Organisations may also be forced to put a statement on their websites.

Fines in health and safety cases, leading to deaths at work, should seldom be less than £100,000 and may be measured in hundreds of thousands of pounds or more, the council proposes.

In deciding the level of fine, the council says a court should not be influenced by the impact on shareholders and directors but the effect on the employment of the innocent workforce may be relevant. 

Factors increasing the seriousness of the offence identified by the council include how foreseeable serious injury was, how common the kind of breach of care in the organisation is and how far up the organisation responsibility for the breach went.  

Other factors that aggravate the offence and may attract a larger fine include the number of deaths and serious injury caused, failure to heed warnings, cost-cutting or deliberate failure to obtain or comply with relevant licences.

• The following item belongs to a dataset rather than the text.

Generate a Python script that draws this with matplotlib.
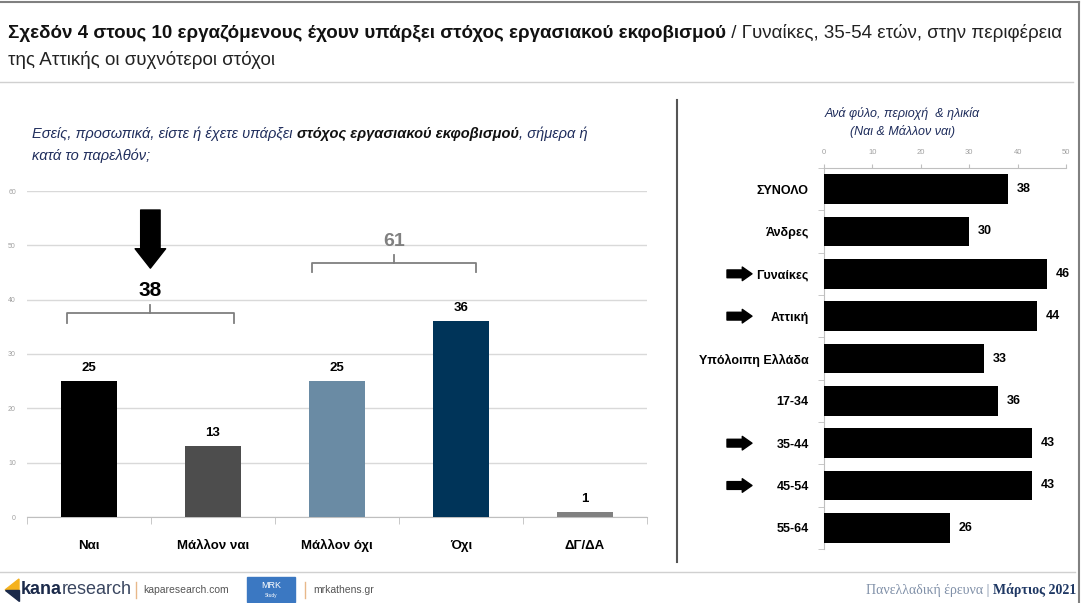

Council member and vice-president of the Court of Appeal (criminal division)

Lord Justice Anthony Hughes said: "Fines cannot and do not attempt to value a human life - compensation will be payable separately in these cases.  

"The fine is designed to punish and these are serious offences so the fines imposed should be punitive and significant to reflect that."  

"The council considered very carefully the approach suggested by the

Sentencing Advisory Panel of a fixed correlation between the amount of the fine and a company's turnover or profit, but decided this was not appropriate in view of the different financial structures and circumstances of organisations within the private, public and third sectors. 

David Beckenham, health and safety consultant, Norton Rose, added: "There does seem to have been a softening in the suggested approach for fines under the Corporate Manslaughter Act (the first prosecution under the Act is due to be heard in February 2010).

"However the suggestion that fines should seldom be below £500,000 means the average fine will still be 10 times greater than it currently is.

"Additionally the council's comments in respect of publicity orders should ring alarm bells given the potentially detrimental effect this could have on a company's share price."